• **Aim**
Return each line of the data below verbatim; pictures are to be left out.

• **Data excerpt**
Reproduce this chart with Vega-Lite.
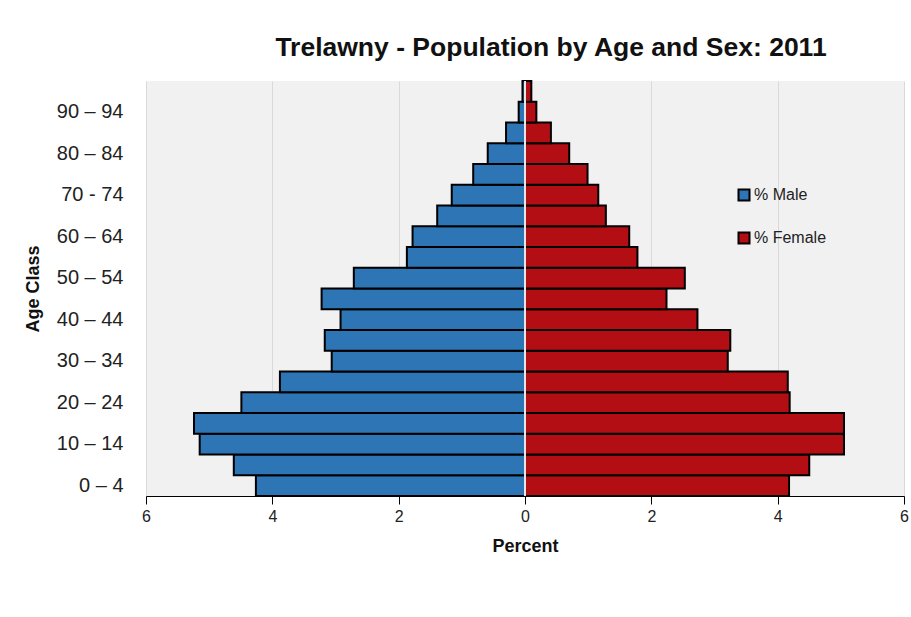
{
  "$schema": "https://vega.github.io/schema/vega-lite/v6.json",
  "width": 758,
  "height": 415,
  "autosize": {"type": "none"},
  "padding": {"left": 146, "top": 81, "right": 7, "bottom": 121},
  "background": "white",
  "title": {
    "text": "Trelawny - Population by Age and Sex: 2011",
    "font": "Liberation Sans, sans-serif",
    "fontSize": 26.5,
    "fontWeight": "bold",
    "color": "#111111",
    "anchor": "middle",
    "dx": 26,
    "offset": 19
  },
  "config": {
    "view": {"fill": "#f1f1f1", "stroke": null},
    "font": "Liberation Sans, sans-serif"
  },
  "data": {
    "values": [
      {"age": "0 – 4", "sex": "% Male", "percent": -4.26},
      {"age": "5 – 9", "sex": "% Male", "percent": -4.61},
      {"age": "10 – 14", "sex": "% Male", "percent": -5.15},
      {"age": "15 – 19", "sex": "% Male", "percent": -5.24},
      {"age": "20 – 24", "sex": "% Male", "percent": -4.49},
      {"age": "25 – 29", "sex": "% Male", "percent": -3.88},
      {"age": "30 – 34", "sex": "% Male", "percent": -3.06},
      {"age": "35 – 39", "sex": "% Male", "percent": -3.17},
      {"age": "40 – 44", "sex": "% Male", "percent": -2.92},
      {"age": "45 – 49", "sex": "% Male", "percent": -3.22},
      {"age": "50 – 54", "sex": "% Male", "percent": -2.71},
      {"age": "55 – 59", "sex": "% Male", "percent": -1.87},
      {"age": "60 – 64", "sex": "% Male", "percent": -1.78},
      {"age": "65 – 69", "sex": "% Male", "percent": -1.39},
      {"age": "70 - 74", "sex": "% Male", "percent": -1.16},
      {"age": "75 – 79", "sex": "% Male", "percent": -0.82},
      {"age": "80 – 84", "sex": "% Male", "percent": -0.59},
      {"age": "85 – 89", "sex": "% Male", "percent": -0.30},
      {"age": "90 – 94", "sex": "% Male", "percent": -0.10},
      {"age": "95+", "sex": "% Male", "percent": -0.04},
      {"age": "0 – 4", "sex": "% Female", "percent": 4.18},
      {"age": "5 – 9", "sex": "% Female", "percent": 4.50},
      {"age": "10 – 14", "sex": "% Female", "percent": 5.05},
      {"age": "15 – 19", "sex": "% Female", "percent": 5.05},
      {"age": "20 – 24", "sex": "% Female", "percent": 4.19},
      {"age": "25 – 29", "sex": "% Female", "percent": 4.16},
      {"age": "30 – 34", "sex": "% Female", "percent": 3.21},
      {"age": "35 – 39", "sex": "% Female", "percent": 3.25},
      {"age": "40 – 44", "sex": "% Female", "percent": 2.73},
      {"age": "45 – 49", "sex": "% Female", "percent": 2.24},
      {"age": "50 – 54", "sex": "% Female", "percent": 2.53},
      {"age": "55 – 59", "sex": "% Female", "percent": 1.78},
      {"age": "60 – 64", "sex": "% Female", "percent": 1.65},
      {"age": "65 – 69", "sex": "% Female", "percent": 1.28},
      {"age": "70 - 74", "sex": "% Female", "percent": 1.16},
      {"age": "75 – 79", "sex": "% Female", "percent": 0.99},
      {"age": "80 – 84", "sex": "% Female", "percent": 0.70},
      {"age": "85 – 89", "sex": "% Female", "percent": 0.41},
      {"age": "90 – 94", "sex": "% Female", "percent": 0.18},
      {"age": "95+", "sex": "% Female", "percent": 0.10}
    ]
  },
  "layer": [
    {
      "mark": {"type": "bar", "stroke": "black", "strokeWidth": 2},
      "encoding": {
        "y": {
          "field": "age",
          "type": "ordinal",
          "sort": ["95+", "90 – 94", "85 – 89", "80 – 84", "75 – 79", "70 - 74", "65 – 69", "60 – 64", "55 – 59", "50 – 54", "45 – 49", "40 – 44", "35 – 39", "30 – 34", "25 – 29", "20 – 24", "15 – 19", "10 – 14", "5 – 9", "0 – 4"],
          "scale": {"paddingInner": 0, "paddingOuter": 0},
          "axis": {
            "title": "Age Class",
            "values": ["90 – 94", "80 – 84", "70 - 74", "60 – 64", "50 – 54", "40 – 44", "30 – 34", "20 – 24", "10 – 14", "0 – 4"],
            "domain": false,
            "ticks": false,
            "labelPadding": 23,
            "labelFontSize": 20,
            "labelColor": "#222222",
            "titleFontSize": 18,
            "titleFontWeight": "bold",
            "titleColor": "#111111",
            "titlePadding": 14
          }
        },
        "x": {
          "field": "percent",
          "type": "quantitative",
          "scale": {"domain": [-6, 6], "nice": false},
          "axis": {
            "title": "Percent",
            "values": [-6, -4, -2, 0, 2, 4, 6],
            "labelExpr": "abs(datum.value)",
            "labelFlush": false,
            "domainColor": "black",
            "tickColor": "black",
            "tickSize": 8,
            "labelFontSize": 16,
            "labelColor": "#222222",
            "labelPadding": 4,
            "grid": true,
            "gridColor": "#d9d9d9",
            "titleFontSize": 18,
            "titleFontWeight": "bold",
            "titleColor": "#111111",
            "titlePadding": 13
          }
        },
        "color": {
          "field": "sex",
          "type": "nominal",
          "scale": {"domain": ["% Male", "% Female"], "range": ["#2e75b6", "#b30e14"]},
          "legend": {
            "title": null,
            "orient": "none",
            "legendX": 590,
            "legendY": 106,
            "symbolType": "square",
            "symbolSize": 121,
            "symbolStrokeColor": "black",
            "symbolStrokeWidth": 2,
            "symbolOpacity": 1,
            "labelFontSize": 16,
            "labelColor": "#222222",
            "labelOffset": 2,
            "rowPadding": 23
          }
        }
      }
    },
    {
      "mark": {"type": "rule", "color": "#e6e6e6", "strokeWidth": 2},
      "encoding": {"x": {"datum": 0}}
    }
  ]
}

• **Result of this task**
Reproduce this chart with Vega-Lite.
{
  "$schema": "https://vega.github.io/schema/vega-lite/v6.json",
  "width": 758,
  "height": 415,
  "autosize": {"type": "none"},
  "padding": {"left": 146, "top": 81, "right": 7, "bottom": 121},
  "background": "white",
  "title": {
    "text": "Trelawny - Population by Age and Sex: 2011",
    "font": "Liberation Sans, sans-serif",
    "fontSize": 26.5,
    "fontWeight": "bold",
    "color": "#111111",
    "anchor": "middle",
    "dx": 26,
    "offset": 19
  },
  "config": {
    "view": {"fill": "#f1f1f1", "stroke": null},
    "font": "Liberation Sans, sans-serif"
  },
  "data": {
    "values": [
      {"age": "0 – 4", "sex": "% Male", "percent": -4.26},
      {"age": "5 – 9", "sex": "% Male", "percent": -4.61},
      {"age": "10 – 14", "sex": "% Male", "percent": -5.15},
      {"age": "15 – 19", "sex": "% Male", "percent": -5.24},
      {"age": "20 – 24", "sex": "% Male", "percent": -4.49},
      {"age": "25 – 29", "sex": "% Male", "percent": -3.88},
      {"age": "30 – 34", "sex": "% Male", "percent": -3.06},
      {"age": "35 – 39", "sex": "% Male", "percent": -3.17},
      {"age": "40 – 44", "sex": "% Male", "percent": -2.92},
      {"age": "45 – 49", "sex": "% Male", "percent": -3.22},
      {"age": "50 – 54", "sex": "% Male", "percent": -2.71},
      {"age": "55 – 59", "sex": "% Male", "percent": -1.87},
      {"age": "60 – 64", "sex": "% Male", "percent": -1.78},
      {"age": "65 – 69", "sex": "% Male", "percent": -1.39},
      {"age": "70 - 74", "sex": "% Male", "percent": -1.16},
      {"age": "75 – 79", "sex": "% Male", "percent": -0.82},
      {"age": "80 – 84", "sex": "% Male", "percent": -0.59},
      {"age": "85 – 89", "sex": "% Male", "percent": -0.30},
      {"age": "90 – 94", "sex": "% Male", "percent": -0.10},
      {"age": "95+", "sex": "% Male", "percent": -0.04},
      {"age": "0 – 4", "sex": "% Female", "percent": 4.18},
      {"age": "5 – 9", "sex": "% Female", "percent": 4.50},
      {"age": "10 – 14", "sex": "% Female", "percent": 5.05},
      {"age": "15 – 19", "sex": "% Female", "percent": 5.05},
      {"age": "20 – 24", "sex": "% Female", "percent": 4.19},
      {"age": "25 – 29", "sex": "% Female", "percent": 4.16},
      {"age": "30 – 34", "sex": "% Female", "percent": 3.21},
      {"age": "35 – 39", "sex": "% Female", "percent": 3.25},
      {"age": "40 – 44", "sex": "% Female", "percent": 2.73},
      {"age": "45 – 49", "sex": "% Female", "percent": 2.24},
      {"age": "50 – 54", "sex": "% Female", "percent": 2.53},
      {"age": "55 – 59", "sex": "% Female", "percent": 1.78},
      {"age": "60 – 64", "sex": "% Female", "percent": 1.65},
      {"age": "65 – 69", "sex": "% Female", "percent": 1.28},
      {"age": "70 - 74", "sex": "% Female", "percent": 1.16},
      {"age": "75 – 79", "sex": "% Female", "percent": 0.99},
      {"age": "80 – 84", "sex": "% Female", "percent": 0.70},
      {"age": "85 – 89", "sex": "% Female", "percent": 0.41},
      {"age": "90 – 94", "sex": "% Female", "percent": 0.18},
      {"age": "95+", "sex": "% Female", "percent": 0.10}
    ]
  },
  "layer": [
    {
      "mark": {"type": "bar", "stroke": "black", "strokeWidth": 2},
      "encoding": {
        "y": {
          "field": "age",
          "type": "ordinal",
          "sort": ["95+", "90 – 94", "85 – 89", "80 – 84", "75 – 79", "70 - 74", "65 – 69", "60 – 64", "55 – 59", "50 – 54", "45 – 49", "40 – 44", "35 – 39", "30 – 34", "25 – 29", "20 – 24", "15 – 19", "10 – 14", "5 – 9", "0 – 4"],
          "scale": {"paddingInner": 0, "paddingOuter": 0},
          "axis": {
            "title": "Age Class",
            "values": ["90 – 94", "80 – 84", "70 - 74", "60 – 64", "50 – 54", "40 – 44", "30 – 34", "20 – 24", "10 – 14", "0 – 4"],
            "domain": false,
            "ticks": false,
            "labelPadding": 23,
            "labelFontSize": 20,
            "labelColor": "#222222",
            "titleFontSize": 18,
            "titleFontWeight": "bold",
            "titleColor": "#111111",
            "titlePadding": 14
          }
        },
        "x": {
          "field": "percent",
          "type": "quantitative",
          "scale": {"domain": [-6, 6], "nice": false},
          "axis": {
            "title": "Percent",
            "values": [-6, -4, -2, 0, 2, 4, 6],
            "labelExpr": "abs(datum.value)",
            "labelFlush": false,
            "domainColor": "black",
            "tickColor": "black",
            "tickSize": 8,
            "labelFontSize": 16,
            "labelColor": "#222222",
            "labelPadding": 4,
            "grid": true,
            "gridColor": "#d9d9d9",
            "titleFontSize": 18,
            "titleFontWeight": "bold",
            "titleColor": "#111111",
            "titlePadding": 13
          }
        },
        "color": {
          "field": "sex",
          "type": "nominal",
          "scale": {"domain": ["% Male", "% Female"], "range": ["#2e75b6", "#b30e14"]},
          "legend": {
            "title": null,
            "orient": "none",
            "legendX": 590,
            "legendY": 106,
            "symbolType": "square",
            "symbolSize": 121,
            "symbolStrokeColor": "black",
            "symbolStrokeWidth": 2,
            "symbolOpacity": 1,
            "labelFontSize": 16,
            "labelColor": "#222222",
            "labelOffset": 2,
            "rowPadding": 23
          }
        }
      }
    },
    {
      "mark": {"type": "rule", "color": "#e6e6e6", "strokeWidth": 2},
      "encoding": {"x": {"datum": 0}}
    }
  ]
}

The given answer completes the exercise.